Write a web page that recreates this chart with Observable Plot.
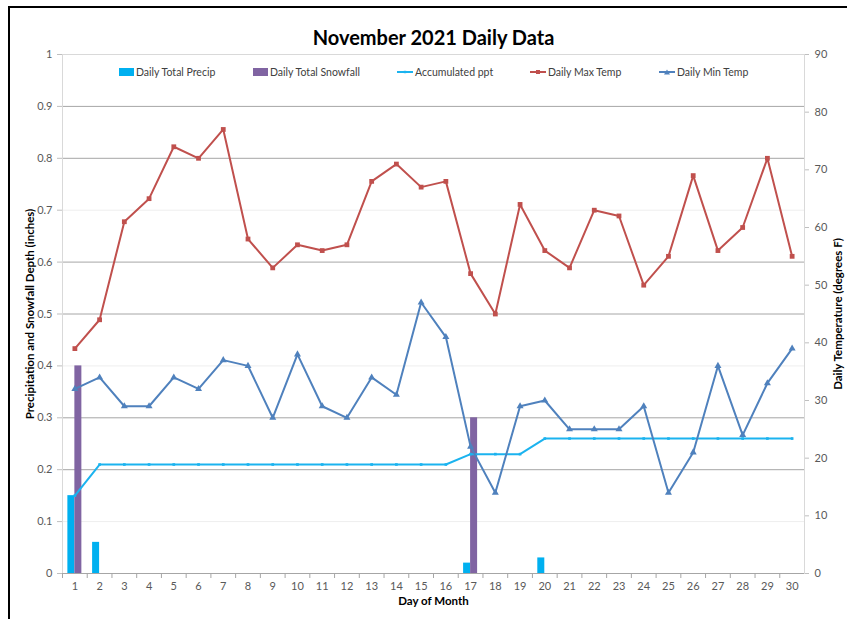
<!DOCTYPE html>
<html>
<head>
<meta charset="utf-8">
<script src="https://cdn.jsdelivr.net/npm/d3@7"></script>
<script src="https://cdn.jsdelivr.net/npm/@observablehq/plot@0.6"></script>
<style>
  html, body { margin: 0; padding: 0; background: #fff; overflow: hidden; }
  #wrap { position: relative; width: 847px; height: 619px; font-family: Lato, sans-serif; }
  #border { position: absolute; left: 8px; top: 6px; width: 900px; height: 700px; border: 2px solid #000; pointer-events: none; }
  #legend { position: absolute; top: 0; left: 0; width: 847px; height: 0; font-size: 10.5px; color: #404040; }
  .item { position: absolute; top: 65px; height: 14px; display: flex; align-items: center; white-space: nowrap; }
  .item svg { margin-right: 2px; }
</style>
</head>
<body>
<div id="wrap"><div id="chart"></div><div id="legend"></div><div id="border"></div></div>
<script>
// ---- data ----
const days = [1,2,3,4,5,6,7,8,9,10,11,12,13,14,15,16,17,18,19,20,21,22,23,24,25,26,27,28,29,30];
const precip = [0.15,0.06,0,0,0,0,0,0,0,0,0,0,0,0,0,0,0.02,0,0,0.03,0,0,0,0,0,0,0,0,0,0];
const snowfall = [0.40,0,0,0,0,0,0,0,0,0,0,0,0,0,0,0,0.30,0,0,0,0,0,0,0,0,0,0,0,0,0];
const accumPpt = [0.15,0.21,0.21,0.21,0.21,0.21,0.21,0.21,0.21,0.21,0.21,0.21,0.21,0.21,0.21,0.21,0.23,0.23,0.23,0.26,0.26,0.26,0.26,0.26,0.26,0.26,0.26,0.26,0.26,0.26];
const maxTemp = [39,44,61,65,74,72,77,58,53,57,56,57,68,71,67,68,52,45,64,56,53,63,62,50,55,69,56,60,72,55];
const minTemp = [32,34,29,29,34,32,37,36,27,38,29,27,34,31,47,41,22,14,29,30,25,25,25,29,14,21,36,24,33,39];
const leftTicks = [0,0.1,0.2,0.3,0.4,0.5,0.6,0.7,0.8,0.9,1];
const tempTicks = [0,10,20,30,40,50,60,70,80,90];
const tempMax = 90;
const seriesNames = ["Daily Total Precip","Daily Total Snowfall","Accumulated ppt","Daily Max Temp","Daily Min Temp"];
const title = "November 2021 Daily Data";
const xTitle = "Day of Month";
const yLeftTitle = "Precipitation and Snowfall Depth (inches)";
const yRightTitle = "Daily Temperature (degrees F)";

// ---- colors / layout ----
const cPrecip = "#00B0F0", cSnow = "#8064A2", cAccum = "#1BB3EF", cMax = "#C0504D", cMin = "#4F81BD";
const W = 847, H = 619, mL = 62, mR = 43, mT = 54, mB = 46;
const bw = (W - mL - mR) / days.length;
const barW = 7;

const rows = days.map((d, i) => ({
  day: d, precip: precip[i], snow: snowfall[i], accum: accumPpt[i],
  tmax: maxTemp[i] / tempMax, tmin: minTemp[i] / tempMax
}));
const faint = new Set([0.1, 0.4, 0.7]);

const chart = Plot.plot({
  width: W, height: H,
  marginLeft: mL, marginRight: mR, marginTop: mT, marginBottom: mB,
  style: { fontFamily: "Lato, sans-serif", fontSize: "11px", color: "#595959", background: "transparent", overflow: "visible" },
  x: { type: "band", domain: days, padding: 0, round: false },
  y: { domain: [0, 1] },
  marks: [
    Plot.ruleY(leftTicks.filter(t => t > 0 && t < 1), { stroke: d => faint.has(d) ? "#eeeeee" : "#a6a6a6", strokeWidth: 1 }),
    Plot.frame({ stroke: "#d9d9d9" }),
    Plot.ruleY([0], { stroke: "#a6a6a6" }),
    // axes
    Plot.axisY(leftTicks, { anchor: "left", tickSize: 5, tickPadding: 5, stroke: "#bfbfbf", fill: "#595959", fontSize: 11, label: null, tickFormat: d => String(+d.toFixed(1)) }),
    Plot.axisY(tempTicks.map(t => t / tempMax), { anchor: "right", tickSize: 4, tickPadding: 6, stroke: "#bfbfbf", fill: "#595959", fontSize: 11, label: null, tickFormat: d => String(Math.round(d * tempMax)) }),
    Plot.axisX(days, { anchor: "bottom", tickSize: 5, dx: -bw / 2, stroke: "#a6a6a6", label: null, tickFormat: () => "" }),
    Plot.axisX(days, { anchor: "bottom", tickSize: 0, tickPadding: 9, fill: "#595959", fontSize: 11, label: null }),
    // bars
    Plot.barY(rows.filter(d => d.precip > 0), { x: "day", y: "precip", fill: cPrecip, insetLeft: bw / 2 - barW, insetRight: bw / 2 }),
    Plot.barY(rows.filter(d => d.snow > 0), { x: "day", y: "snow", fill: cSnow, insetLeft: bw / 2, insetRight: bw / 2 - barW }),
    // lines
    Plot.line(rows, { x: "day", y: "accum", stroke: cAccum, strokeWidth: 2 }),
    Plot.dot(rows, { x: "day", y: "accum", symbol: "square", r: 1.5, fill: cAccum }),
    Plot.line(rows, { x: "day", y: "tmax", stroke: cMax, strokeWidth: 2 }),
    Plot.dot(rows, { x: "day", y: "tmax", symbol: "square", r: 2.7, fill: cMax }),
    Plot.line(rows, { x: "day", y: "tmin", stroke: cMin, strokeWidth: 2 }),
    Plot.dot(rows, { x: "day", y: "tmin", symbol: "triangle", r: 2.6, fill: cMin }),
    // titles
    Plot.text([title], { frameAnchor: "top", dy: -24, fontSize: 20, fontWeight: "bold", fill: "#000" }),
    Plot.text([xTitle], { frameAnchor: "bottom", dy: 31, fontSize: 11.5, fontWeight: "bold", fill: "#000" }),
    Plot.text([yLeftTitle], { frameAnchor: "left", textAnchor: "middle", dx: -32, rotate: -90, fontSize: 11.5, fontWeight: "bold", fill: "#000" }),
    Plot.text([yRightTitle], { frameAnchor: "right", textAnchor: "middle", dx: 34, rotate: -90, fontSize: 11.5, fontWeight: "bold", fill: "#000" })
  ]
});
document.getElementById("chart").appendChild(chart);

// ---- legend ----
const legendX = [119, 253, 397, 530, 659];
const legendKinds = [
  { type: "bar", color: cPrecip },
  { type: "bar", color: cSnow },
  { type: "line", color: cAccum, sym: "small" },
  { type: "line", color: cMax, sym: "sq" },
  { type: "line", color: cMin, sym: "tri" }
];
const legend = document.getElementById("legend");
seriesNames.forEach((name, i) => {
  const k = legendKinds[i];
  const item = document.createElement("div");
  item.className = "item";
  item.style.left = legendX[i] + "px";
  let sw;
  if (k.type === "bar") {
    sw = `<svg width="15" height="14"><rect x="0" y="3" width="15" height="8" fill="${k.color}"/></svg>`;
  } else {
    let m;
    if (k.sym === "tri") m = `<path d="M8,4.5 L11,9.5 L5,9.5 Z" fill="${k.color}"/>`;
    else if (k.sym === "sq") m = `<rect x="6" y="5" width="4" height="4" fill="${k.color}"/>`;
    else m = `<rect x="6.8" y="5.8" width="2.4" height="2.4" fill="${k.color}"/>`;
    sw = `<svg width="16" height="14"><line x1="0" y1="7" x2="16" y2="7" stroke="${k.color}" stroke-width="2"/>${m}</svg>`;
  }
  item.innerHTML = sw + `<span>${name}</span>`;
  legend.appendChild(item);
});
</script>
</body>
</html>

# Task to complete:
Give every line back word for word and leave the pictures out.

# Right answer:
Write a web page that recreates this chart with Observable Plot.
<!DOCTYPE html>
<html>
<head>
<meta charset="utf-8">
<script src="https://cdn.jsdelivr.net/npm/d3@7"></script>
<script src="https://cdn.jsdelivr.net/npm/@observablehq/plot@0.6"></script>
<style>
  html, body { margin: 0; padding: 0; background: #fff; overflow: hidden; }
  #wrap { position: relative; width: 847px; height: 619px; font-family: Lato, sans-serif; }
  #border { position: absolute; left: 8px; top: 6px; width: 900px; height: 700px; border: 2px solid #000; pointer-events: none; }
  #legend { position: absolute; top: 0; left: 0; width: 847px; height: 0; font-size: 10.5px; color: #404040; }
  .item { position: absolute; top: 65px; height: 14px; display: flex; align-items: center; white-space: nowrap; }
  .item svg { margin-right: 2px; }
</style>
</head>
<body>
<div id="wrap"><div id="chart"></div><div id="legend"></div><div id="border"></div></div>
<script>
// ---- data ----
const days = [1,2,3,4,5,6,7,8,9,10,11,12,13,14,15,16,17,18,19,20,21,22,23,24,25,26,27,28,29,30];
const precip = [0.15,0.06,0,0,0,0,0,0,0,0,0,0,0,0,0,0,0.02,0,0,0.03,0,0,0,0,0,0,0,0,0,0];
const snowfall = [0.40,0,0,0,0,0,0,0,0,0,0,0,0,0,0,0,0.30,0,0,0,0,0,0,0,0,0,0,0,0,0];
const accumPpt = [0.15,0.21,0.21,0.21,0.21,0.21,0.21,0.21,0.21,0.21,0.21,0.21,0.21,0.21,0.21,0.21,0.23,0.23,0.23,0.26,0.26,0.26,0.26,0.26,0.26,0.26,0.26,0.26,0.26,0.26];
const maxTemp = [39,44,61,65,74,72,77,58,53,57,56,57,68,71,67,68,52,45,64,56,53,63,62,50,55,69,56,60,72,55];
const minTemp = [32,34,29,29,34,32,37,36,27,38,29,27,34,31,47,41,22,14,29,30,25,25,25,29,14,21,36,24,33,39];
const leftTicks = [0,0.1,0.2,0.3,0.4,0.5,0.6,0.7,0.8,0.9,1];
const tempTicks = [0,10,20,30,40,50,60,70,80,90];
const tempMax = 90;
const seriesNames = ["Daily Total Precip","Daily Total Snowfall","Accumulated ppt","Daily Max Temp","Daily Min Temp"];
const title = "November 2021 Daily Data";
const xTitle = "Day of Month";
const yLeftTitle = "Precipitation and Snowfall Depth (inches)";
const yRightTitle = "Daily Temperature (degrees F)";

// ---- colors / layout ----
const cPrecip = "#00B0F0", cSnow = "#8064A2", cAccum = "#1BB3EF", cMax = "#C0504D", cMin = "#4F81BD";
const W = 847, H = 619, mL = 62, mR = 43, mT = 54, mB = 46;
const bw = (W - mL - mR) / days.length;
const barW = 7;

const rows = days.map((d, i) => ({
  day: d, precip: precip[i], snow: snowfall[i], accum: accumPpt[i],
  tmax: maxTemp[i] / tempMax, tmin: minTemp[i] / tempMax
}));
const faint = new Set([0.1, 0.4, 0.7]);

const chart = Plot.plot({
  width: W, height: H,
  marginLeft: mL, marginRight: mR, marginTop: mT, marginBottom: mB,
  style: { fontFamily: "Lato, sans-serif", fontSize: "11px", color: "#595959", background: "transparent", overflow: "visible" },
  x: { type: "band", domain: days, padding: 0, round: false },
  y: { domain: [0, 1] },
  marks: [
    Plot.ruleY(leftTicks.filter(t => t > 0 && t < 1), { stroke: d => faint.has(d) ? "#eeeeee" : "#a6a6a6", strokeWidth: 1 }),
    Plot.frame({ stroke: "#d9d9d9" }),
    Plot.ruleY([0], { stroke: "#a6a6a6" }),
    // axes
    Plot.axisY(leftTicks, { anchor: "left", tickSize: 5, tickPadding: 5, stroke: "#bfbfbf", fill: "#595959", fontSize: 11, label: null, tickFormat: d => String(+d.toFixed(1)) }),
    Plot.axisY(tempTicks.map(t => t / tempMax), { anchor: "right", tickSize: 4, tickPadding: 6, stroke: "#bfbfbf", fill: "#595959", fontSize: 11, label: null, tickFormat: d => String(Math.round(d * tempMax)) }),
    Plot.axisX(days, { anchor: "bottom", tickSize: 5, dx: -bw / 2, stroke: "#a6a6a6", label: null, tickFormat: () => "" }),
    Plot.axisX(days, { anchor: "bottom", tickSize: 0, tickPadding: 9, fill: "#595959", fontSize: 11, label: null }),
    // bars
    Plot.barY(rows.filter(d => d.precip > 0), { x: "day", y: "precip", fill: cPrecip, insetLeft: bw / 2 - barW, insetRight: bw / 2 }),
    Plot.barY(rows.filter(d => d.snow > 0), { x: "day", y: "snow", fill: cSnow, insetLeft: bw / 2, insetRight: bw / 2 - barW }),
    // lines
    Plot.line(rows, { x: "day", y: "accum", stroke: cAccum, strokeWidth: 2 }),
    Plot.dot(rows, { x: "day", y: "accum", symbol: "square", r: 1.5, fill: cAccum }),
    Plot.line(rows, { x: "day", y: "tmax", stroke: cMax, strokeWidth: 2 }),
    Plot.dot(rows, { x: "day", y: "tmax", symbol: "square", r: 2.7, fill: cMax }),
    Plot.line(rows, { x: "day", y: "tmin", stroke: cMin, strokeWidth: 2 }),
    Plot.dot(rows, { x: "day", y: "tmin", symbol: "triangle", r: 2.6, fill: cMin }),
    // titles
    Plot.text([title], { frameAnchor: "top", dy: -24, fontSize: 20, fontWeight: "bold", fill: "#000" }),
    Plot.text([xTitle], { frameAnchor: "bottom", dy: 31, fontSize: 11.5, fontWeight: "bold", fill: "#000" }),
    Plot.text([yLeftTitle], { frameAnchor: "left", textAnchor: "middle", dx: -32, rotate: -90, fontSize: 11.5, fontWeight: "bold", fill: "#000" }),
    Plot.text([yRightTitle], { frameAnchor: "right", textAnchor: "middle", dx: 34, rotate: -90, fontSize: 11.5, fontWeight: "bold", fill: "#000" })
  ]
});
document.getElementById("chart").appendChild(chart);

// ---- legend ----
const legendX = [119, 253, 397, 530, 659];
const legendKinds = [
  { type: "bar", color: cPrecip },
  { type: "bar", color: cSnow },
  { type: "line", color: cAccum, sym: "small" },
  { type: "line", color: cMax, sym: "sq" },
  { type: "line", color: cMin, sym: "tri" }
];
const legend = document.getElementById("legend");
seriesNames.forEach((name, i) => {
  const k = legendKinds[i];
  const item = document.createElement("div");
  item.className = "item";
  item.style.left = legendX[i] + "px";
  let sw;
  if (k.type === "bar") {
    sw = `<svg width="15" height="14"><rect x="0" y="3" width="15" height="8" fill="${k.color}"/></svg>`;
  } else {
    let m;
    if (k.sym === "tri") m = `<path d="M8,4.5 L11,9.5 L5,9.5 Z" fill="${k.color}"/>`;
    else if (k.sym === "sq") m = `<rect x="6" y="5" width="4" height="4" fill="${k.color}"/>`;
    else m = `<rect x="6.8" y="5.8" width="2.4" height="2.4" fill="${k.color}"/>`;
    sw = `<svg width="16" height="14"><line x1="0" y1="7" x2="16" y2="7" stroke="${k.color}" stroke-width="2"/>${m}</svg>`;
  }
  item.innerHTML = sw + `<span>${name}</span>`;
  legend.appendChild(item);
});
</script>
</body>
</html>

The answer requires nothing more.